When considering the various components of a free market: scarcity, choice, and opportunity cost, I am struck by realities that run concurrent with one another. Scarcity has historically been understood both within the scope of economic models, anecdotal data, and the gut level experiences inherently known by every adult and businessperson. As a standard economics text points out, resources function as “instruments provided by nature or by people that are used to create goods and services” that are inherently limited. This means the law of opportunity cost often discussed in finance is constantly at work – whether at the level of an individual, a firm, a government or an entire market or economy. It is the constant decision of the “next best alternative” versus the one in front of us that occupies much of our time, mental energy and business planning. I have been a part of several firms over the years where various request for proposals for municipal contracts are on the table, and each of which will take tremendous research and labor output to consider and bid. In the end, we boil all this down to one simple question, “do the numbers make sense?” This is not a question of whether we can get the contract necessarily, or even if we might turn an honest penny having done so. The question is, for stakeholders and executive leaders of the firm or the organization, does the profit (or benefit in the case of governmental/non-for-profit enterprise) of that new business unit outstrip the output of energy required to run it? Or will it turn out to be a mental vacuum that could lead to damage of much more valuable business entities? I would say this scenario falls within the traditional understanding of opportunity cost for many common endeavors.
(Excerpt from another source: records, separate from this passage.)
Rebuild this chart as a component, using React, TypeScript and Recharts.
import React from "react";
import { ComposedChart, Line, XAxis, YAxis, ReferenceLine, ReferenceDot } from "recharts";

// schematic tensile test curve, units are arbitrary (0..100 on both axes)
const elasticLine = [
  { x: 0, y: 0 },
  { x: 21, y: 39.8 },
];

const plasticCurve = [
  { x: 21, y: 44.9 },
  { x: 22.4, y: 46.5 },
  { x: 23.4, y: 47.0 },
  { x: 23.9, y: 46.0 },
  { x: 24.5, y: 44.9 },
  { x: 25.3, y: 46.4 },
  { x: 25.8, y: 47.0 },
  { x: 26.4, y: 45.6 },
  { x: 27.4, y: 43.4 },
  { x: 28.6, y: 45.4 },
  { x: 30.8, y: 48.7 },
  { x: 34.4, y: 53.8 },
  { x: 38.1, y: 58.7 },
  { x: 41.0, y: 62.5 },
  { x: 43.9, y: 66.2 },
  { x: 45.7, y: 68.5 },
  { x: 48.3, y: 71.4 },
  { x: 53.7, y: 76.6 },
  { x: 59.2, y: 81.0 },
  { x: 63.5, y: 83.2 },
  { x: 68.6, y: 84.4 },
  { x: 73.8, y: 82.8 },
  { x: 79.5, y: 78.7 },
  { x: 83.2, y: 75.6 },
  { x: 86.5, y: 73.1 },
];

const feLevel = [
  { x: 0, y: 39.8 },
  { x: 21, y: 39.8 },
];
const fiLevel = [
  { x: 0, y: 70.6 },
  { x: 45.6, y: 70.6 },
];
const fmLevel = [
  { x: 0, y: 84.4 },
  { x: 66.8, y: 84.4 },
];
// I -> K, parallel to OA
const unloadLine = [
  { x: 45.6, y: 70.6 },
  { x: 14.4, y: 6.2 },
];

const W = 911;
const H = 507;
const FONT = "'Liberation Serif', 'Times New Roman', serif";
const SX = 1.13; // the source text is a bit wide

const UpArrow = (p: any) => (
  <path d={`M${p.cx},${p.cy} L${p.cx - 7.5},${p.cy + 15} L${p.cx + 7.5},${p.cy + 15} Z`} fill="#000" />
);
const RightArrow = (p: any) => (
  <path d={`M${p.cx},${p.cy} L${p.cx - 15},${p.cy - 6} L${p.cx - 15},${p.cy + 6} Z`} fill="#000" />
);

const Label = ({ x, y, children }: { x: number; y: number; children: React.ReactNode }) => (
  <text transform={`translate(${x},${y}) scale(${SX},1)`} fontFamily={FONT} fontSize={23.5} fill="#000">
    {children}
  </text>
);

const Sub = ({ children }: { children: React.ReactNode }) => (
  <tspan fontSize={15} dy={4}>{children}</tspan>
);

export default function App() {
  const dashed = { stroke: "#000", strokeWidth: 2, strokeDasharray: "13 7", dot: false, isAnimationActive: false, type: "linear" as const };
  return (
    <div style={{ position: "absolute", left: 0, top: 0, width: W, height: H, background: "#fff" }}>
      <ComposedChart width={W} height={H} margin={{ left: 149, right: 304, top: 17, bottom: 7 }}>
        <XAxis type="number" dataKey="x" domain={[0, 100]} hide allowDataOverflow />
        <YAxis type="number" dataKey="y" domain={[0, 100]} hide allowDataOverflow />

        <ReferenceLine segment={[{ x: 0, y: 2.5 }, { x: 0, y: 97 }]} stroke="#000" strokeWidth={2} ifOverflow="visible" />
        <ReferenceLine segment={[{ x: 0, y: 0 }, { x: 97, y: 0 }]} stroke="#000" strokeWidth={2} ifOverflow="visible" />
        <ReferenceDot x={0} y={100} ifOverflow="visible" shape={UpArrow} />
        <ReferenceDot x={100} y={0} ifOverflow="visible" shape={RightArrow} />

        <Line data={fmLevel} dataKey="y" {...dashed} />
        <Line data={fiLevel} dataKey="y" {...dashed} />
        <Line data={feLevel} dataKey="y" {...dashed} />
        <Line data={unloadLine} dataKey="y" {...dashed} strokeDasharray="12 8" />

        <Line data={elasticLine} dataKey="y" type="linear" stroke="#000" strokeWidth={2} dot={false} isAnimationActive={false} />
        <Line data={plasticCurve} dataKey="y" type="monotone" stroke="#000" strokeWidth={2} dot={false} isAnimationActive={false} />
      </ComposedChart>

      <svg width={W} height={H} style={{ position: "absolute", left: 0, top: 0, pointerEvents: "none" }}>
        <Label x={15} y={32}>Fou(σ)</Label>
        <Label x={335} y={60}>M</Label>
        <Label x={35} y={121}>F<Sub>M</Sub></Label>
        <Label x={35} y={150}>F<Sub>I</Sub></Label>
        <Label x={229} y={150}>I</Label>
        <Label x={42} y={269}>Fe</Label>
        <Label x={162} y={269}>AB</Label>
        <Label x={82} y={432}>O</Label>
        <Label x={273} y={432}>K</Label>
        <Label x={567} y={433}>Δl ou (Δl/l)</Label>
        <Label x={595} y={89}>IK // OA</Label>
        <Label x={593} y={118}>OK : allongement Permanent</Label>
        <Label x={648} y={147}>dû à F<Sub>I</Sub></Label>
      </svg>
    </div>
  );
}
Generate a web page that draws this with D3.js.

Another consideration is where we find ourselves in our present state of the economy, employment and outlook for the future. In spite of the economy being years officially out of recession, there are still significant systemic problems still very closely related to unemployment. This throws a wrench in the model of scarcity, cost and efficiency. The prolonged nature of current unemployed ranks is still driving what feels like a consumer led recession. This continues to be part of the wreckage of what happened in our country in the last 10 years, particularly as our economy has been fueled by debt, only to be followed by policies that closely resemble those that enabled the dysfunction to begin with. Several years ago I came across this in my economics text, (though on a slightly different point) “sometimes the market does not function well and hence assigns prices that do not accurately reflect opportunity costs.” Would you say current asset inflation reflects this? Years ago when I read the above quote I could not think of anything other than real estate, the cheap cost of funds, and the all too available credit to everyone. But those days are long behind us. The asset inflation is for different yet very similar reasons, ultimately because of increased liquidity. Our markets are (and I guess always have been [based on my historical reading]) addicted to asset bubbles.
Baumol, W. & Blinder, A. (2010). Economics: Principles & Policy (11th ed.). Mason, OH: South-Western Cengage Learning.